Kaali Puja Maha-Prasad - Niramish Mangsho And Pulao
Image Credit: Niramish mangsho maha-prasad | Instagram - @bongo_lawlona

Diwali is one of the major festivals of the country. Most parts of India celebrate this festival in their own ways, which may be unique, but the festive fervour remains the same. It is the festival of lights, the celebration of the wealth, prosperity and happiness. Growing up in a Bengali household, Diwali was a little different for me. Of course, I was as excited for all the crackers and lights and diyas and rangolis as the other kids were, but for my parents, that is not where the Diwali night stopped – it was where the celebrations actually started.

The main point of interest for any Bengali during this time of the year is Kaali pujo. While mostly people worship Goddess Lakshmi and Lord Ganesha, we have a custom of worshipping Goddess Kaali. And mostly, the main ceremony would be held late at night. By the time the pujo would wrap up, it would be way past midnight. So, for me Diwali was a of of things at the same time – crackers to maha-pradeep, rangoli to alpona and soan-papdi to bhog.

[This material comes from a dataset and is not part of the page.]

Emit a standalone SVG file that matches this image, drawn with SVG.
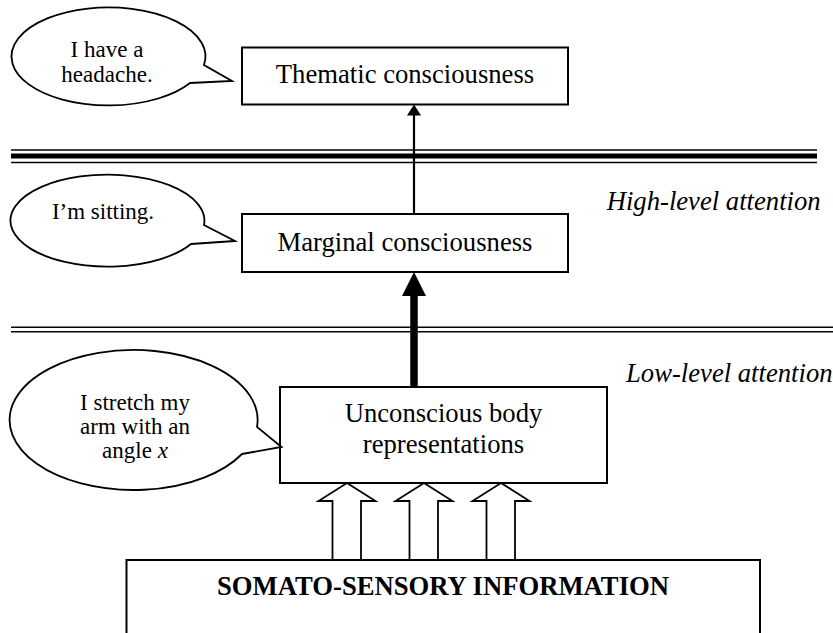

Taking care of one of the main Kali Mandirs of Ranchi, our family hosts a a grand Kaali pujo. Now, one of the most interesting things about Kaali pujo is the unique bhog prasad that is offered to Maa Kaali and her devotees. After the late-night completion of the Mahakali pujo, I remember all of us cousins eagerly waiting for our favourite prasad. It consisted of a unique preparation called Niramish Mangsho, along with slightly sweet Bengali pulao and chholar dal. Even at 3AM in the morning, there would be devotees queuing up at the prangan of our mandir, waiting patiently to get a dona full of pulao-mangsho prasad. This has become one of the main core memories of my childhood.

Coming to the niramish mangsho, it is the sacrificial meat dish, prepared with mutton without onions or garlic. It is the main prasad that is offered to Goddess Kaali. Some places have animal sacrifice during the Mahakaali pujo, while other temples refrain from doing so. In our family temple, the head priest, who also my eldest uncle or Jethu, makes the niramish mangsho himself. Referred to as the maha-prasad, it takes several hours to cook. My jethu has always made the maha-prasad himself for as long as he has been the head priest, the responsibility which was earlier carried by my grandfather. The sweet pulao and chholar dal go perfectly well with this niramish mangsho, which is pretty spicy because of the lack of the sweetness that usually comes with onions.

Niramish mansho and pulao might not be the most conventional prasad offered to Goddess during pujo, but it is one of the main norms in many Bengali, Odiya and even Assamese households and temples. It is this diversity which makes India special and all our festivals so vibrant for all parts of this culturally diverse country.